__WHAT THE EXERCISE ASKS__.
Quote the data exactly, first line to the line containing "(102,510) -- (864,505);", with no pictures.

__PROVIDED MATERIAL__.
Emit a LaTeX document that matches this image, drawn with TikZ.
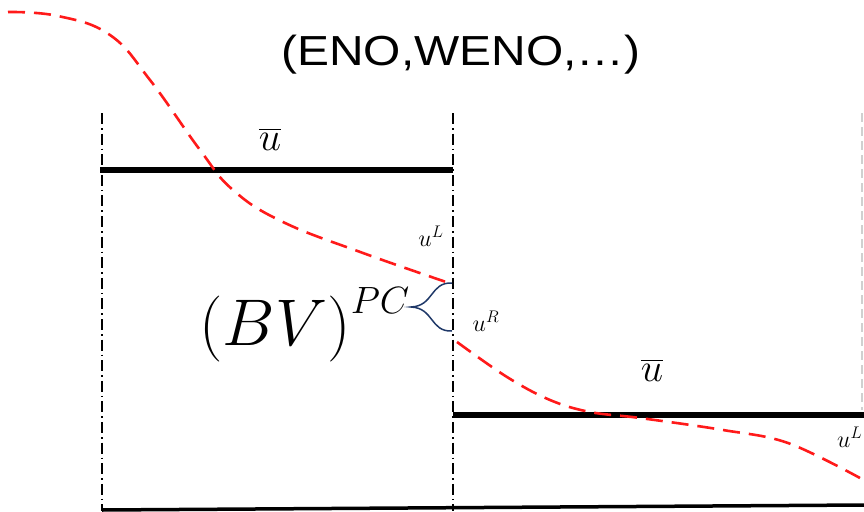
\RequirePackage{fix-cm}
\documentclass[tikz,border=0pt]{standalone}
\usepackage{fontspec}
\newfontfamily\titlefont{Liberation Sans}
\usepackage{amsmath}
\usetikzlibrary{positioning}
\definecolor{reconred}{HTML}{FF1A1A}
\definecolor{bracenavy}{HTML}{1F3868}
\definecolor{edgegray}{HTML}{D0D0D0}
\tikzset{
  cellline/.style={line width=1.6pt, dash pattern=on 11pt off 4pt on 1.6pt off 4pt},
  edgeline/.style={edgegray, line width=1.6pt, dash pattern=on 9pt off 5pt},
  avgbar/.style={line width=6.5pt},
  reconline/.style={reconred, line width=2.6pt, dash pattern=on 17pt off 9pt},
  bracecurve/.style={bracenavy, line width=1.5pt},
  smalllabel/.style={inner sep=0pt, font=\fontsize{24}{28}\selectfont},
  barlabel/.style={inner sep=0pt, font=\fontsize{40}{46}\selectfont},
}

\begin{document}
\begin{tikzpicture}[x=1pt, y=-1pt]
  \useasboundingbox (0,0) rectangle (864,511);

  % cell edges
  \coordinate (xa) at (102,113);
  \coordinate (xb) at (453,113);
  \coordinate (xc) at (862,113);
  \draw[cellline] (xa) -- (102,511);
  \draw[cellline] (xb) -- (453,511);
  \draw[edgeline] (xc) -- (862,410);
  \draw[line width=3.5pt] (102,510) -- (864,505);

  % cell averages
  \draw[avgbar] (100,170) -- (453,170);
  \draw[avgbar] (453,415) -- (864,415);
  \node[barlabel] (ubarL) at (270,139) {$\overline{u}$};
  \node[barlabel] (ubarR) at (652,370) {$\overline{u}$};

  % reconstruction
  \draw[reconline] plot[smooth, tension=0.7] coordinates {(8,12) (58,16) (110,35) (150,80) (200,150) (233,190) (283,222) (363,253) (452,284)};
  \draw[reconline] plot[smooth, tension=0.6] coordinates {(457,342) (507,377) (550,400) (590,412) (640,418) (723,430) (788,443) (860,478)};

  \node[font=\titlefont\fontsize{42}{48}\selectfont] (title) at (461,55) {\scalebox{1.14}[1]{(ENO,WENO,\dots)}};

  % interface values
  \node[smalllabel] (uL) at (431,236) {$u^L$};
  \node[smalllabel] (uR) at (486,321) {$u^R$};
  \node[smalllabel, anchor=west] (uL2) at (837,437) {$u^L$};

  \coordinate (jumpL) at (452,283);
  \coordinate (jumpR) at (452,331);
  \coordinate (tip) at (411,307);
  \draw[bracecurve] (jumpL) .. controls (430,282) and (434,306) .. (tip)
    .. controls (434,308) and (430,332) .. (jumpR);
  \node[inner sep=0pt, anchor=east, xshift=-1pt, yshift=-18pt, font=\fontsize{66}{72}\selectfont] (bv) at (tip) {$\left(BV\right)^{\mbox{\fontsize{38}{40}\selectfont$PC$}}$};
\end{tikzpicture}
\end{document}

__TASK RESULT__.
Emit a LaTeX document that matches this image, drawn with TikZ.
\RequirePackage{fix-cm}
\documentclass[tikz,border=0pt]{standalone}
\usepackage{fontspec}
\newfontfamily\titlefont{Liberation Sans}
\usepackage{amsmath}
\usetikzlibrary{positioning}
\definecolor{reconred}{HTML}{FF1A1A}
\definecolor{bracenavy}{HTML}{1F3868}
\definecolor{edgegray}{HTML}{D0D0D0}
\tikzset{
  cellline/.style={line width=1.6pt, dash pattern=on 11pt off 4pt on 1.6pt off 4pt},
  edgeline/.style={edgegray, line width=1.6pt, dash pattern=on 9pt off 5pt},
  avgbar/.style={line width=6.5pt},
  reconline/.style={reconred, line width=2.6pt, dash pattern=on 17pt off 9pt},
  bracecurve/.style={bracenavy, line width=1.5pt},
  smalllabel/.style={inner sep=0pt, font=\fontsize{24}{28}\selectfont},
  barlabel/.style={inner sep=0pt, font=\fontsize{40}{46}\selectfont},
}

\begin{document}
\begin{tikzpicture}[x=1pt, y=-1pt]
  \useasboundingbox (0,0) rectangle (864,511);

  % cell edges
  \coordinate (xa) at (102,113);
  \coordinate (xb) at (453,113);
  \coordinate (xc) at (862,113);
  \draw[cellline] (xa) -- (102,511);
  \draw[cellline] (xb) -- (453,511);
  \draw[edgeline] (xc) -- (862,410);
  \draw[line width=3.5pt] (102,510) -- (864,505);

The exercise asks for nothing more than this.